What to work on = Without the pictures, can you quote each line below exactly?

Data segment =
[Begin]

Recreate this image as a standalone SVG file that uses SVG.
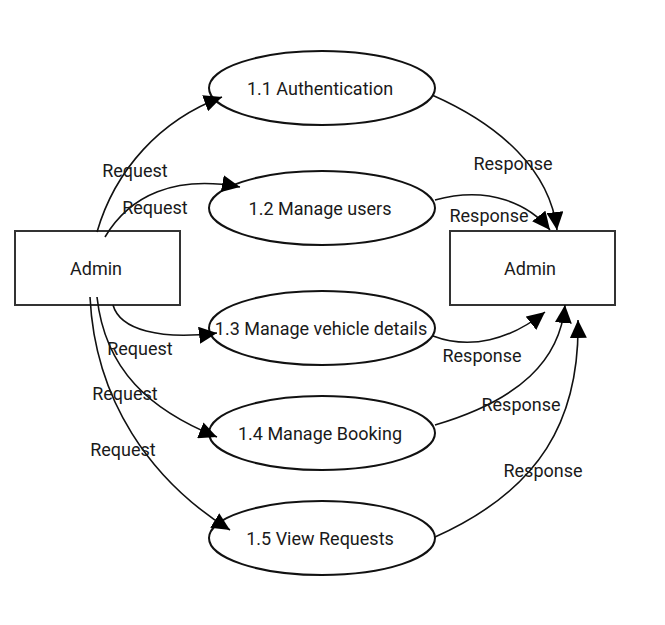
<svg xmlns="http://www.w3.org/2000/svg" width="665" height="625" viewBox="0 0 665 625">
<style>
text{font-family:Roboto,"Liberation Sans",sans-serif;font-size:18px;fill:#1a1a1a;text-anchor:middle;dominant-baseline:central}
.box{fill:#fff;stroke:#333;stroke-width:2}
.proc{fill:#fff;stroke:#111;stroke-width:2}
.flow{fill:none;stroke:#111;stroke-width:1.6;marker-end:url(#ah)}
</style>
<defs>
<marker id="ah" markerUnits="userSpaceOnUse" markerWidth="19" markerHeight="17" refX="18" refY="8.5" orient="auto">
<path d="M0,0 L18,8.5 L0,17 z" fill="#000"/>
</marker>
</defs>
<rect width="665" height="625" fill="#fff"/>
<g id="admin-left"><rect class="box" x="15" y="231" width="165" height="74"/><text x="96" y="268">Admin</text></g>
<g id="admin-right"><rect class="box" x="450" y="231" width="165" height="74"/><text x="530" y="268">Admin</text></g>
<g id="p11"><ellipse class="proc" cx="322" cy="88" rx="113" ry="37"/><text x="320" y="88">1.1 Authentication</text></g>
<g id="p12"><ellipse class="proc" cx="322" cy="208" rx="113" ry="37"/><text x="320" y="208">1.2 Manage users</text></g>
<g id="p13"><ellipse class="proc" cx="322" cy="328" rx="113" ry="37"/><text x="321" y="328">1.3 Manage vehicle details</text></g>
<g id="p14"><ellipse class="proc" cx="322" cy="433" rx="113" ry="37"/><text x="320" y="433">1.4 Manage Booking</text></g>
<g id="p15"><ellipse class="proc" cx="322" cy="538" rx="113" ry="37"/><text x="320" y="538">1.5 View Requests</text></g>
<g id="connectors">
<path class="flow" d="M97,232 C115,170 160,120 222,97"/>
<path class="flow" d="M105,237 C130,195 175,175 240,187"/>
<path class="flow" d="M113,305 C120,330 160,340 217,333"/>
<path class="flow" d="M97,297 C105,370 150,410 217,437"/>
<path class="flow" d="M90,297 C95,400 150,480 230,530"/>
<path class="flow" d="M432,95 C500,125 550,170 557,230"/>
<path class="flow" d="M435,200 C490,185 530,205 550,230"/>
<path class="flow" d="M433,336 C470,350 510,340 545,312"/>
<path class="flow" d="M435,425 C520,400 560,360 565,305"/>
<path class="flow" d="M435,537 C540,490 580,420 578,320"/>
<text x="135" y="170">Request</text>
<text x="155" y="207">Request</text>
<text x="140" y="348">Request</text>
<text x="125" y="393">Request</text>
<text x="123" y="449">Request</text>
<text x="513" y="163">Response</text>
<text x="489" y="215">Response</text>
<text x="482" y="355">Response</text>
<text x="521" y="404">Response</text>
<text x="543" y="470">Response</text>
</g>
</svg>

[End]

Task output =
Recreate this image as a standalone SVG file that uses SVG.
<svg xmlns="http://www.w3.org/2000/svg" width="665" height="625" viewBox="0 0 665 625">
<style>
text{font-family:Roboto,"Liberation Sans",sans-serif;font-size:18px;fill:#1a1a1a;text-anchor:middle;dominant-baseline:central}
.box{fill:#fff;stroke:#333;stroke-width:2}
.proc{fill:#fff;stroke:#111;stroke-width:2}
.flow{fill:none;stroke:#111;stroke-width:1.6;marker-end:url(#ah)}
</style>
<defs>
<marker id="ah" markerUnits="userSpaceOnUse" markerWidth="19" markerHeight="17" refX="18" refY="8.5" orient="auto">
<path d="M0,0 L18,8.5 L0,17 z" fill="#000"/>
</marker>
</defs>
<rect width="665" height="625" fill="#fff"/>
<g id="admin-left"><rect class="box" x="15" y="231" width="165" height="74"/><text x="96" y="268">Admin</text></g>
<g id="admin-right"><rect class="box" x="450" y="231" width="165" height="74"/><text x="530" y="268">Admin</text></g>
<g id="p11"><ellipse class="proc" cx="322" cy="88" rx="113" ry="37"/><text x="320" y="88">1.1 Authentication</text></g>
<g id="p12"><ellipse class="proc" cx="322" cy="208" rx="113" ry="37"/><text x="320" y="208">1.2 Manage users</text></g>
<g id="p13"><ellipse class="proc" cx="322" cy="328" rx="113" ry="37"/><text x="321" y="328">1.3 Manage vehicle details</text></g>
<g id="p14"><ellipse class="proc" cx="322" cy="433" rx="113" ry="37"/><text x="320" y="433">1.4 Manage Booking</text></g>
<g id="p15"><ellipse class="proc" cx="322" cy="538" rx="113" ry="37"/><text x="320" y="538">1.5 View Requests</text></g>
<g id="connectors">
<path class="flow" d="M97,232 C115,170 160,120 222,97"/>
<path class="flow" d="M105,237 C130,195 175,175 240,187"/>
<path class="flow" d="M113,305 C120,330 160,340 217,333"/>
<path class="flow" d="M97,297 C105,370 150,410 217,437"/>
<path class="flow" d="M90,297 C95,400 150,480 230,530"/>
<path class="flow" d="M432,95 C500,125 550,170 557,230"/>
<path class="flow" d="M435,200 C490,185 530,205 550,230"/>
<path class="flow" d="M433,336 C470,350 510,340 545,312"/>
<path class="flow" d="M435,425 C520,400 560,360 565,305"/>
<path class="flow" d="M435,537 C540,490 580,420 578,320"/>
<text x="135" y="170">Request</text>
<text x="155" y="207">Request</text>
<text x="140" y="348">Request</text>
<text x="125" y="393">Request</text>
<text x="123" y="449">Request</text>
<text x="513" y="163">Response</text>
<text x="489" y="215">Response</text>
<text x="482" y="355">Response</text>
<text x="521" y="404">Response</text>
<text x="543" y="470">Response</text>
</g>
</svg>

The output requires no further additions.